┌──

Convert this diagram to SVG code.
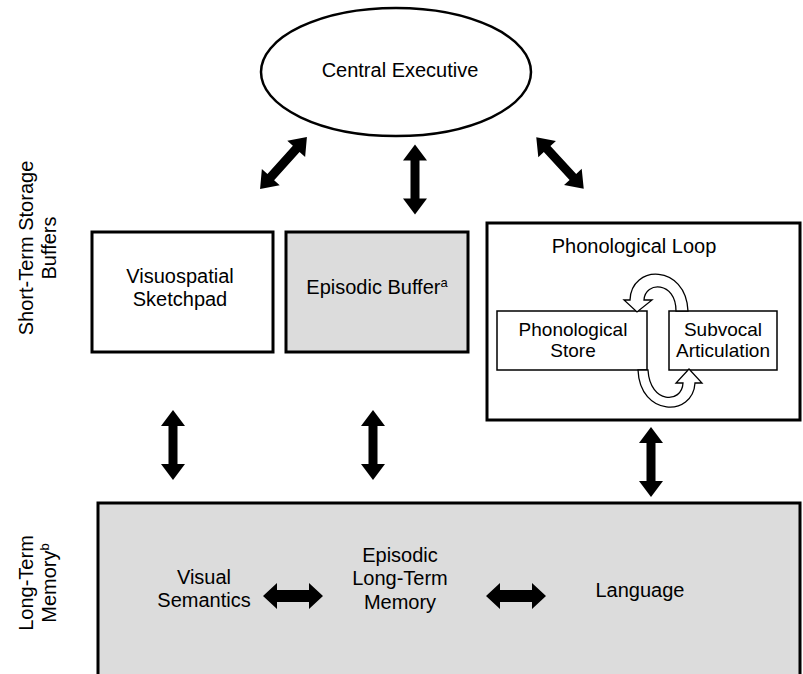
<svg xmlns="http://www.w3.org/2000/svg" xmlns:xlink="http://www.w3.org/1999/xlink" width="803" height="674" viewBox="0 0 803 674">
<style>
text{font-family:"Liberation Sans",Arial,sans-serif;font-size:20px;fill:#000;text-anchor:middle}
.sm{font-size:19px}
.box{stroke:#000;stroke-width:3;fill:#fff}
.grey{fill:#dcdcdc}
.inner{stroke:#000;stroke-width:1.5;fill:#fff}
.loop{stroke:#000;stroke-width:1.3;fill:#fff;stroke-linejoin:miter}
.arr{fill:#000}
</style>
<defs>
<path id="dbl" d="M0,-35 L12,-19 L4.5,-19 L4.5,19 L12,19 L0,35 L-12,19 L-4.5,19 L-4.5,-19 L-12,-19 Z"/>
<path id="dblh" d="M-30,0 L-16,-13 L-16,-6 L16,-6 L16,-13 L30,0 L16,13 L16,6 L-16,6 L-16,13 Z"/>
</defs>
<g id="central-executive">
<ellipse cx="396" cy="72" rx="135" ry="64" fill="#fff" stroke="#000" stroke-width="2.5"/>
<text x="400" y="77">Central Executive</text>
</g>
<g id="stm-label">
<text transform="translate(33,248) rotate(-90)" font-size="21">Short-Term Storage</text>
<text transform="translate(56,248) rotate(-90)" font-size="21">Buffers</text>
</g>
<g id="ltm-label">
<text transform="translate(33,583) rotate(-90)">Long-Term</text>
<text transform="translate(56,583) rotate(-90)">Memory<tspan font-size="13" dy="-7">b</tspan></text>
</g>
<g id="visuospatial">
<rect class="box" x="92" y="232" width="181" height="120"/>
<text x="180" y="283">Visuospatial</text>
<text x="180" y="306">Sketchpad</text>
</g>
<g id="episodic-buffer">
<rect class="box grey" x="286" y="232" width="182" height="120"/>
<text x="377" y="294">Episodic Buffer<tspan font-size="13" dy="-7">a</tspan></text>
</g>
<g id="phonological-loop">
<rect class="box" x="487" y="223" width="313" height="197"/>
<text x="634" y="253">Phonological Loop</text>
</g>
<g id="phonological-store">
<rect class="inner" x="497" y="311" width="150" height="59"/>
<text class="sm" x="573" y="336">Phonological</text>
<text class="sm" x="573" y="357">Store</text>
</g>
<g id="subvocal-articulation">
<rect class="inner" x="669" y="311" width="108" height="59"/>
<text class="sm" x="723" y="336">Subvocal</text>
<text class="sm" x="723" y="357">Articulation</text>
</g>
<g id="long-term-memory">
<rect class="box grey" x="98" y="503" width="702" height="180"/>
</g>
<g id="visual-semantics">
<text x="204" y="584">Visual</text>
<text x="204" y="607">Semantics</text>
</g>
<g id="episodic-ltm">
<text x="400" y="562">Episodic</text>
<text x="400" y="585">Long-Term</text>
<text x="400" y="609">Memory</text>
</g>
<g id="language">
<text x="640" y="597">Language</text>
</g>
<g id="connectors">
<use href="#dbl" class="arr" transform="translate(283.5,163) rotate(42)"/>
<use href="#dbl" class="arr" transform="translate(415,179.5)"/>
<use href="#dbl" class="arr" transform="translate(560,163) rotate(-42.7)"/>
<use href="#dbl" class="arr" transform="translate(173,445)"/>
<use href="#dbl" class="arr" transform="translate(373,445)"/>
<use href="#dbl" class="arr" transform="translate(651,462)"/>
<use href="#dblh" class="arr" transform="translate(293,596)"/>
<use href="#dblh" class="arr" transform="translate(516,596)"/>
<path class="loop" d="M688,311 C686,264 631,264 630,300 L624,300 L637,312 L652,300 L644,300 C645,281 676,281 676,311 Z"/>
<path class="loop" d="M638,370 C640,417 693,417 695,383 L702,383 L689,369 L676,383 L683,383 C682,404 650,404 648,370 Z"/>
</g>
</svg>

└──

● **WHAT THE EXERCISE ASKS**:
From the data above, write out everything exactly except the pictures.

● **TASK OUTPUT**:
Convert this diagram to SVG code.
<svg xmlns="http://www.w3.org/2000/svg" xmlns:xlink="http://www.w3.org/1999/xlink" width="803" height="674" viewBox="0 0 803 674">
<style>
text{font-family:"Liberation Sans",Arial,sans-serif;font-size:20px;fill:#000;text-anchor:middle}
.sm{font-size:19px}
.box{stroke:#000;stroke-width:3;fill:#fff}
.grey{fill:#dcdcdc}
.inner{stroke:#000;stroke-width:1.5;fill:#fff}
.loop{stroke:#000;stroke-width:1.3;fill:#fff;stroke-linejoin:miter}
.arr{fill:#000}
</style>
<defs>
<path id="dbl" d="M0,-35 L12,-19 L4.5,-19 L4.5,19 L12,19 L0,35 L-12,19 L-4.5,19 L-4.5,-19 L-12,-19 Z"/>
<path id="dblh" d="M-30,0 L-16,-13 L-16,-6 L16,-6 L16,-13 L30,0 L16,13 L16,6 L-16,6 L-16,13 Z"/>
</defs>
<g id="central-executive">
<ellipse cx="396" cy="72" rx="135" ry="64" fill="#fff" stroke="#000" stroke-width="2.5"/>
<text x="400" y="77">Central Executive</text>
</g>
<g id="stm-label">
<text transform="translate(33,248) rotate(-90)" font-size="21">Short-Term Storage</text>
<text transform="translate(56,248) rotate(-90)" font-size="21">Buffers</text>
</g>
<g id="ltm-label">
<text transform="translate(33,583) rotate(-90)">Long-Term</text>
<text transform="translate(56,583) rotate(-90)">Memory<tspan font-size="13" dy="-7">b</tspan></text>
</g>
<g id="visuospatial">
<rect class="box" x="92" y="232" width="181" height="120"/>
<text x="180" y="283">Visuospatial</text>
<text x="180" y="306">Sketchpad</text>
</g>
<g id="episodic-buffer">
<rect class="box grey" x="286" y="232" width="182" height="120"/>
<text x="377" y="294">Episodic Buffer<tspan font-size="13" dy="-7">a</tspan></text>
</g>
<g id="phonological-loop">
<rect class="box" x="487" y="223" width="313" height="197"/>
<text x="634" y="253">Phonological Loop</text>
</g>
<g id="phonological-store">
<rect class="inner" x="497" y="311" width="150" height="59"/>
<text class="sm" x="573" y="336">Phonological</text>
<text class="sm" x="573" y="357">Store</text>
</g>
<g id="subvocal-articulation">
<rect class="inner" x="669" y="311" width="108" height="59"/>
<text class="sm" x="723" y="336">Subvocal</text>
<text class="sm" x="723" y="357">Articulation</text>
</g>
<g id="long-term-memory">
<rect class="box grey" x="98" y="503" width="702" height="180"/>
</g>
<g id="visual-semantics">
<text x="204" y="584">Visual</text>
<text x="204" y="607">Semantics</text>
</g>
<g id="episodic-ltm">
<text x="400" y="562">Episodic</text>
<text x="400" y="585">Long-Term</text>
<text x="400" y="609">Memory</text>
</g>
<g id="language">
<text x="640" y="597">Language</text>
</g>
<g id="connectors">
<use href="#dbl" class="arr" transform="translate(283.5,163) rotate(42)"/>
<use href="#dbl" class="arr" transform="translate(415,179.5)"/>
<use href="#dbl" class="arr" transform="translate(560,163) rotate(-42.7)"/>
<use href="#dbl" class="arr" transform="translate(173,445)"/>
<use href="#dbl" class="arr" transform="translate(373,445)"/>
<use href="#dbl" class="arr" transform="translate(651,462)"/>
<use href="#dblh" class="arr" transform="translate(293,596)"/>
<use href="#dblh" class="arr" transform="translate(516,596)"/>
<path class="loop" d="M688,311 C686,264 631,264 630,300 L624,300 L637,312 L652,300 L644,300 C645,281 676,281 676,311 Z"/>
<path class="loop" d="M638,370 C640,417 693,417 695,383 L702,383 L689,369 L676,383 L683,383 C682,404 650,404 648,370 Z"/>
</g>
</svg>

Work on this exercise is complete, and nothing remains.